A private school in Northern California ( Carondelet High School, an all-girls Catholic school in Concord, California) is apologizing for its choice to celebrate Black History Month with a lunch menu that includes cornbread, fried chicken, and watermelon which caused many to feel that the school’s lunch drew on negative stereotypes of Black People and Black Culture. When the lunch menu was announced, students, administrators,teachers and later the public were shocked and appalled. (It is worth noting the school has a small black population.) Letters of Apology were distributed to the teachers and the school has made a public apology.
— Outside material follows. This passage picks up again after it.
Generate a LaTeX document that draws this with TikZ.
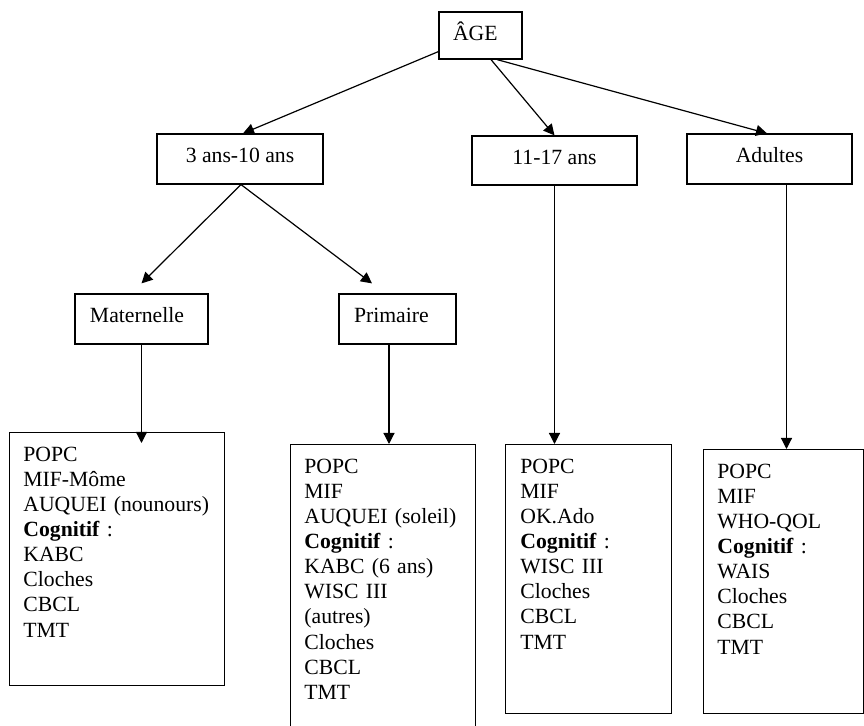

Guidance counselors issued a letter stating the the foods “were some of the stereotypical images commonly used to depict life on the plantation, particularly among African slaves” and that “It is important to keep in mind that the images of fried chicken and watermelon have been used intentionally for over 100 years to dehumanize black people.”
It is hard to lay blame for the incident as no one is clear on who exactly came up with the menu. Neither the school administration or the Black Student Union ( run by De La Salle High school, an all-boys school affiliated with Carondelet, ) have taken responsibility for the menu.
However, another controversy has taken place in the debate of whether or not the menu was racist. Many argue that fried chicken, cornbread and watermelon are linked with not just Black culture, but Southern culture itself. Many Southerners (White and Black) enjoy these foods. It can be argued that if it were a holiday associated with another ethnicity, that the use of food typically associated with that culture wouldn’t be racist or stereotypical.
Yet, the addition of food with such historical and racial connotations causes concern. Foods like watermelon were historically associated as “black food” and used to humiliate and dehumanize Black Americans such as the intentional use of fried chicken in the racist propaganda film Birth of a Nation. Couldn’t other foods long associated with Black culture (seafood, okra, sweet potatoes, etc) have been used? For example, the peanut ( associated with Black scientist George Washington Carver) could have been incorporated as an introduction to the achievement of a Black scientist in horticulture as well as an exploration into intersection between Black American and African cuisine.
Does the inclusion of certain foods perpetuate stereotypes or by considering these foods “racist” are people denigrating a cultural cuisine?